The Islamic Republic can win a military confrontation by simply staying alive
There is very little chance that Iran would begin any negotiation in the middle of a war by offering up its oil and control over the Strait of Hormuz. Firstly, because that is its most important card, and secondly, because they feel confident that they can exhaust the US’s missile defenses in the region, drive a wedge between the US, Israel and the Gulf. Iran will be seeking incremental assurances from the US as signals that they can enter into talks in good faith. And the Islamic Republic, crucially, feels that it is winning. Not a recipe for a swift deal. Or any deal.
This, in turn, brings us face to face with a US ground incursion into Iran, most likely on to Kharg Island, a significant scrap of land off Bushire. The British Navy once occupied the island in 1856 when it was fighting its own, ultimately fruitless, conflict with Qajar Persia over who controlled the city of Herat, in present-day Western Afghanistan. The occupation of that island by Major General Stalker and his men and their ruinous incursion into Bushire had the desired impact; Qajar Persia called off the siege of Herat, and a line was drawn under the question of ownership of that fabled city. Then, however, is not now.

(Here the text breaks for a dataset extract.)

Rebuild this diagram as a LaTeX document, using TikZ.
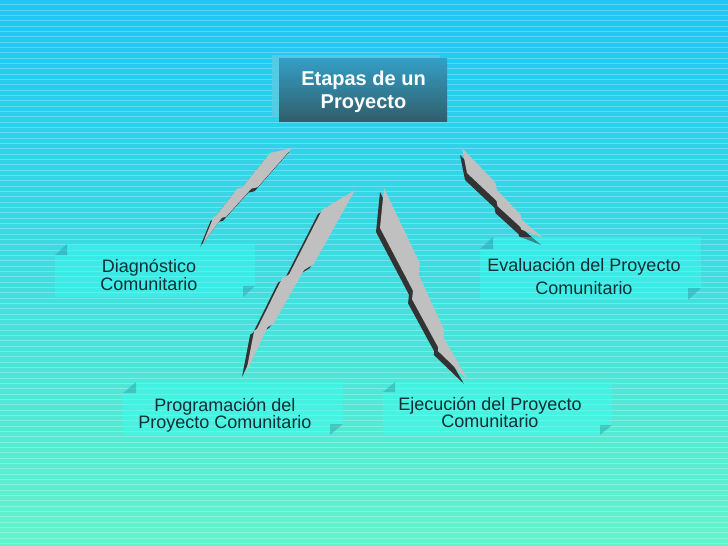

Since 2001 the Islamic Republic has had a hand in funding, training and fighting alongside pretty much every insurgent and terrorist group in the Middle East. From Yemen to Iraq, from Afghanistan to Lebanon, Syria and Gaza, Iran knows how to fight against occupying forces; it created some of the deadliest Shia militia groups in Iraq that killed scores of Western troops. It trained and equipped the Taliban in Afghanistan; it has seen US and Israel troops up close and personal in different theatres, Syria being the most consequential and recent. The IRGC is a formidable adversary many of whose members would be only too happy to welcome US and Israeli troops into a bloody quagmire across a country they know better than anyone. The al-Qaeda playbook was very simple; drag the US into a conflict in Afghanistan, via 9/11, and bleed them dry. It worked for the Soviet Union, and could, one imagines, work here in Iran.

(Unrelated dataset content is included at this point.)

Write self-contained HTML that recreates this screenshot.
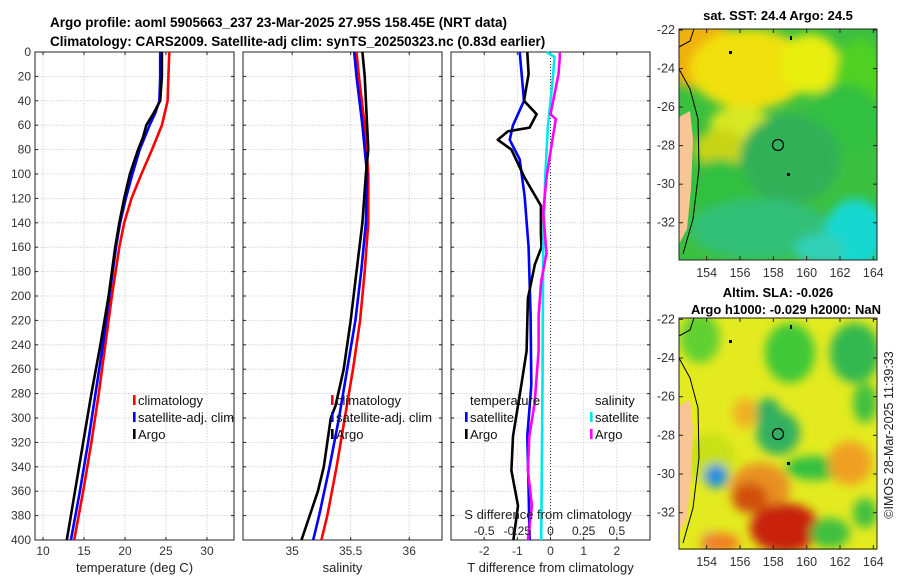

This is not a war that can be won militarily. Not a war in which US interests can be achieved through continuous escalation; each step up the ladder the US takes, Iran will take one more, confident it has a higher threshold for economic and political pain. US targeting of Iranian critical national infrastructure could well lead to Gulf desalination plants being targeted, effectively raising the risk of a whole region dying of thirst. The more the US and Israel strike Iranian targets, the more Iran will hold on to its primary leverage (the Strait of Hormuz), cleave to its allies (China and Russia) and entrench the IRGC at the top of a kleptocratic military junta. All the while, Iran’s leaders will continue oppressing their people into deeper misery. The Islamic Republic can win a military confrontation by simply staying alive.
There has rarely been a more important moment for Steve Witkoff and his team to see clearly, negotiate sensibly and realise just what is at stake here. Not just the chance to avoid a massive calamitous military mistake, but also the chance to avoid the United States losing its moral standing on the world stage. Striking Iran’s critical national infrastructure would be a flagrant violation of the Law of Armed Conflict and perhaps even call into question the nature of other Western countries’ alliances with the US.
Whatever happens in the next 12 hours, we risk seeing all parties losing control of this conflict. What began in a hail of missiles and a jumble of contradictory reasonings risks becoming farce. US strategic objectives – sometimes “regime change,” other times a deal – lack coherence. As much as it might pain the US, they must start to see negotiations as the only way out of this mess. Negotiations from a position of parity, not supreme overlordship. No one is in control of the war; a negotiated settlement can at least restore some measure of control and ease the suffering of the Iranian people.